**Directions:**
Everything from the first line of the data below through the line that contains "const boundariesA = [15.1];" should be written out exactly, please, and nothing more; the pictures stay out.

**Provided data:**
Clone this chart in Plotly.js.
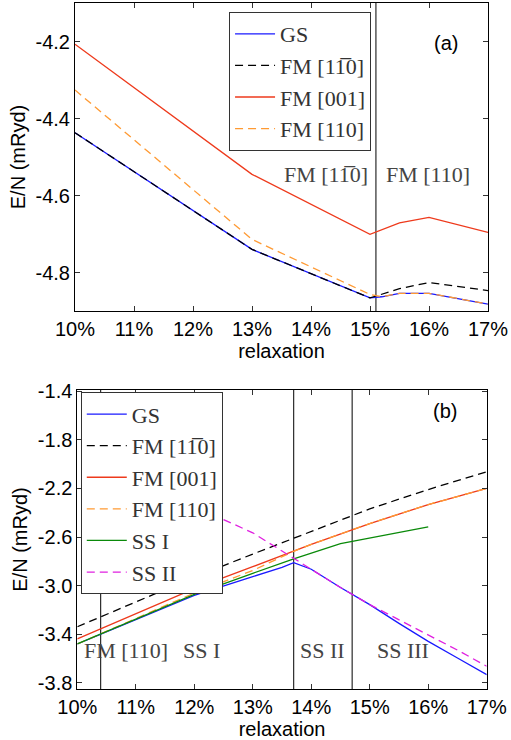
<!DOCTYPE html>
<html>
<head>
<meta charset="utf-8">
<script src="https://cdn.plot.ly/plotly-3.0.1.min.js"></script>
<style>html,body{margin:0;padding:0;background:#fff;}#chart{width:511px;height:740px;}</style>
</head>
<body>
<div id="chart"></div>
<script>
// ---------- Data ----------
// Panel (a)
const xA_GS     = [10, 13, 15, 15.2, 15.5, 16, 17];
const yA_GS     = [-4.437, -4.740, -4.866, -4.863, -4.854, -4.854, -4.882];
const xA_FM1m10 = [10, 13, 15, 15.5, 16, 17];
const yA_FM1m10 = [-4.437, -4.740, -4.866, -4.842, -4.826, -4.847];
const xA_FM001  = [10, 13, 15, 15.5, 16, 17];
const yA_FM001  = [-4.207, -4.545, -4.701, -4.671, -4.657, -4.696];
const xA_FM110  = [10, 13, 15, 15.2, 15.5, 16, 17];
const yA_FM110  = [-4.326, -4.714, -4.857, -4.863, -4.854, -4.854, -4.882];
const boundariesA = [15.1];

// Panel (b)
const xB_GS     = [10, 11, 12, 13, 13.5, 13.7, 14, 14.5, 15, 15.5, 16, 16.5, 17];
const yB_GS     = [-3.48, -3.28, -3.08, -2.926, -2.85, -2.81, -2.865, -3.015, -3.156, -3.31, -3.458, -3.595, -3.732];
const xB_FM1m10 = [10, 11, 12, 13, 14, 15, 16, 17];
const yB_FM1m10 = [-3.338, -3.135, -2.93, -2.74, -2.555, -2.368, -2.209, -2.063];
const xB_FM001  = [10, 11, 12, 13, 14, 15, 16, 17];
const yB_FM001  = [-3.437, -3.23, -3.025, -2.844, -2.66, -2.489, -2.333, -2.2];
const xB_FM110  = [10, 11, 12, 13, 13.7, 14, 15, 16, 17];
const yB_FM110  = [-3.48, -3.27, -3.06, -2.875, -2.717, -2.66, -2.489, -2.333, -2.2];
const xB_SS1    = [10, 11, 12, 13, 13.7, 14.5, 15, 15.5, 16];
const yB_SS1    = [-3.478, -3.275, -3.072, -2.898, -2.78, -2.654, -2.61, -2.562, -2.516];
const xB_SS2    = [12.5, 13, 13.5, 14, 14.5, 15, 15.5, 16, 16.5, 17];
const yB_SS2    = [-2.456, -2.565, -2.715, -2.865, -3.015, -3.156, -3.28, -3.40, -3.53, -3.663];
const boundariesB = [10.4, 13.7, 14.7];

// Tick labels
const xTickVals = [10, 11, 12, 13, 14, 15, 16, 17];
const xTickText = ['10%', '11%', '12%', '13%', '14%', '15%', '16%', '17%'];
const yTickValsA = [-4.8, -4.6, -4.4, -4.2];
const yTickTextA = ['-4.8', '-4.6', '-4.4', '-4.2'];
const yTickValsB = [-3.8, -3.4, -3.0, -2.6, -2.2, -1.8, -1.4];
const yTickTextB = ['-3.8', '-3.4', '-3.0', '-2.6', '-2.2', '-1.8', '-1.4'];

const NAME_GS = 'GS';
const NAME_FM1m10 = 'FM [11\u03050]';
const NAME_FM001 = 'FM [001]';
const NAME_FM110 = 'FM [110]';
const NAME_SS1 = 'SS I';
const NAME_SS2 = 'SS II';

// ---------- Styles ----------
const C_BLUE = '#1a1aff', C_BLACK = '#000000', C_RED = '#ee3a1c', C_ORANGE = '#ff9a33',
      C_GREEN = '#0a8a0a', C_MAG = '#e020e0';
const DASH = '8px,5px';
const sans = 'Liberation Sans, Arial, sans-serif';
const serif = 'Liberation Serif, Times New Roman, serif';

function tr(x, y, name, color, dash, xa, ya, leg) {
  return {x: x, y: y, name: name, type: 'scatter', mode: 'lines',
    line: {color: color, width: 1.3, dash: dash || 'solid'},
    xaxis: xa, yaxis: ya, legend: leg, hoverinfo: 'skip'};
}

const data = [
  tr(xA_GS, yA_GS, NAME_GS, C_BLUE, null, 'x', 'y', 'legend'),
  tr(xA_FM1m10, yA_FM1m10, NAME_FM1m10, C_BLACK, DASH, 'x', 'y', 'legend'),
  tr(xA_FM001, yA_FM001, NAME_FM001, C_RED, null, 'x', 'y', 'legend'),
  tr(xA_FM110, yA_FM110, NAME_FM110, C_ORANGE, DASH, 'x', 'y', 'legend'),
  tr(xB_GS, yB_GS, NAME_GS, C_BLUE, null, 'x2', 'y2', 'legend2'),
  tr(xB_FM1m10, yB_FM1m10, NAME_FM1m10, C_BLACK, DASH, 'x2', 'y2', 'legend2'),
  tr(xB_FM001, yB_FM001, NAME_FM001, C_RED, null, 'x2', 'y2', 'legend2'),
  tr(xB_FM110, yB_FM110, NAME_FM110, C_ORANGE, DASH, 'x2', 'y2', 'legend2'),
  tr(xB_SS1, yB_SS1, NAME_SS1, C_GREEN, null, 'x2', 'y2', 'legend2'),
  tr(xB_SS2, yB_SS2, NAME_SS2, C_MAG, DASH, 'x2', 'y2', 'legend2')
];

const axisCommon = {
  showline: true, linecolor: '#000', linewidth: 1, mirror: 'ticks',
  ticks: 'inside', ticklen: 5, tickwidth: 1, tickcolor: '#333',
  showgrid: false, zeroline: false, tickmode: 'array',
  tickfont: {family: sans, size: 20, color: '#000'}
};

const shapes = [];
boundariesA.forEach(b => shapes.push({type: 'line', xref: 'x', yref: 'y domain', x0: b, x1: b, y0: 0, y1: 1,
  layer: 'below', line: {color: '#555', width: 1.5}}));
boundariesB.forEach((b, i) => shapes.push({type: 'line', xref: 'x2', yref: 'y2 domain', x0: b, x1: b, y0: 0, y1: 1,
  layer: 'below', line: {color: i === 2 ? '#555' : '#000', width: i === 2 ? 1.5 : 1}}));

const lblFont = {family: serif, size: 22, color: '#444'};
const annotations = [
  {text: '(a)', xref: 'paper', yref: 'paper', x: 0.932, y: 0.9606, showarrow: false, font: {family: sans, size: 20, color: '#000'}},
  {text: '(b)', xref: 'paper', yref: 'paper', x: 0.930, y: 0.4052, showarrow: false, font: {family: sans, size: 20, color: '#000'}},
  {text: NAME_FM1m10, xref: 'x', yref: 'paper', x: 14.25, y: 0.771, showarrow: false, font: lblFont},
  {text: NAME_FM110, xref: 'x', yref: 'paper', x: 15.98, y: 0.771, showarrow: false, font: lblFont},
  {text: NAME_FM110, xref: 'x2', yref: 'paper', x: 10.84, y: 0.035, showarrow: false, font: lblFont},
  {text: NAME_SS1, xref: 'x2', yref: 'paper', x: 12.13, y: 0.035, showarrow: false, font: lblFont},
  {text: NAME_SS2, xref: 'x2', yref: 'paper', x: 14.19, y: 0.035, showarrow: false, font: lblFont},
  {text: 'SS III', xref: 'x2', yref: 'paper', x: 15.57, y: 0.035, showarrow: false, font: lblFont}
];

const legCommon = {
  font: {family: serif, size: 22, color: '#333'},
  bgcolor: '#fff', bordercolor: '#333', borderwidth: 1,
  xanchor: 'left', yanchor: 'top', itemwidth: 40
};

const layout = {
  width: 511, height: 740,
  margin: {l: 75, r: 23, t: 3, b: 51},
  paper_bgcolor: '#fff', plot_bgcolor: '#fff',
  showlegend: true,
  xaxis: Object.assign({}, axisCommon, {domain: [0, 1], anchor: 'y', range: [10, 17],
    tickvals: xTickVals, ticktext: xTickText,
    title: {text: 'relaxation', font: {family: sans, size: 20, color: '#000'}, standoff: 0}}),
  yaxis: Object.assign({}, axisCommon, {domain: [0.551, 1], anchor: 'x', range: [-4.9, -4.1],
    tickvals: yTickValsA, ticktext: yTickTextA,
    title: {text: 'E/N (mRyd)', font: {family: sans, size: 20, color: '#000'}, standoff: 4}}),
  xaxis2: Object.assign({}, axisCommon, {domain: [0.0056, 0.9969], anchor: 'y2', range: [10, 17],
    tickvals: xTickVals, ticktext: xTickText,
    title: {text: 'relaxation', font: {family: sans, size: 20, color: '#000'}, standoff: 8}}),
  yaxis2: Object.assign({}, axisCommon, {domain: [0, 0.4359], anchor: 'x2', range: [-3.85, -1.39],
    tickvals: yTickValsB, ticktext: yTickTextB,
    title: {text: 'E/N (mRyd)', font: {family: sans, size: 20, color: '#000'}, standoff: 4}}),
  legend: Object.assign({}, legCommon, {x: 0.373, y: 0.9869}),
  legend2: Object.assign({}, legCommon, {x: 0.014, y: 0.4326}),
  shapes: shapes,
  annotations: annotations
};

Plotly.newPlot('chart', data, layout, {displayModeBar: false, staticPlot: true});
</script>
</body>
</html>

**Exercise response:**
Clone this chart in Plotly.js.
<!DOCTYPE html>
<html>
<head>
<meta charset="utf-8">
<script src="https://cdn.plot.ly/plotly-3.0.1.min.js"></script>
<style>html,body{margin:0;padding:0;background:#fff;}#chart{width:511px;height:740px;}</style>
</head>
<body>
<div id="chart"></div>
<script>
// ---------- Data ----------
// Panel (a)
const xA_GS     = [10, 13, 15, 15.2, 15.5, 16, 17];
const yA_GS     = [-4.437, -4.740, -4.866, -4.863, -4.854, -4.854, -4.882];
const xA_FM1m10 = [10, 13, 15, 15.5, 16, 17];
const yA_FM1m10 = [-4.437, -4.740, -4.866, -4.842, -4.826, -4.847];
const xA_FM001  = [10, 13, 15, 15.5, 16, 17];
const yA_FM001  = [-4.207, -4.545, -4.701, -4.671, -4.657, -4.696];
const xA_FM110  = [10, 13, 15, 15.2, 15.5, 16, 17];
const yA_FM110  = [-4.326, -4.714, -4.857, -4.863, -4.854, -4.854, -4.882];
const boundariesA = [15.1];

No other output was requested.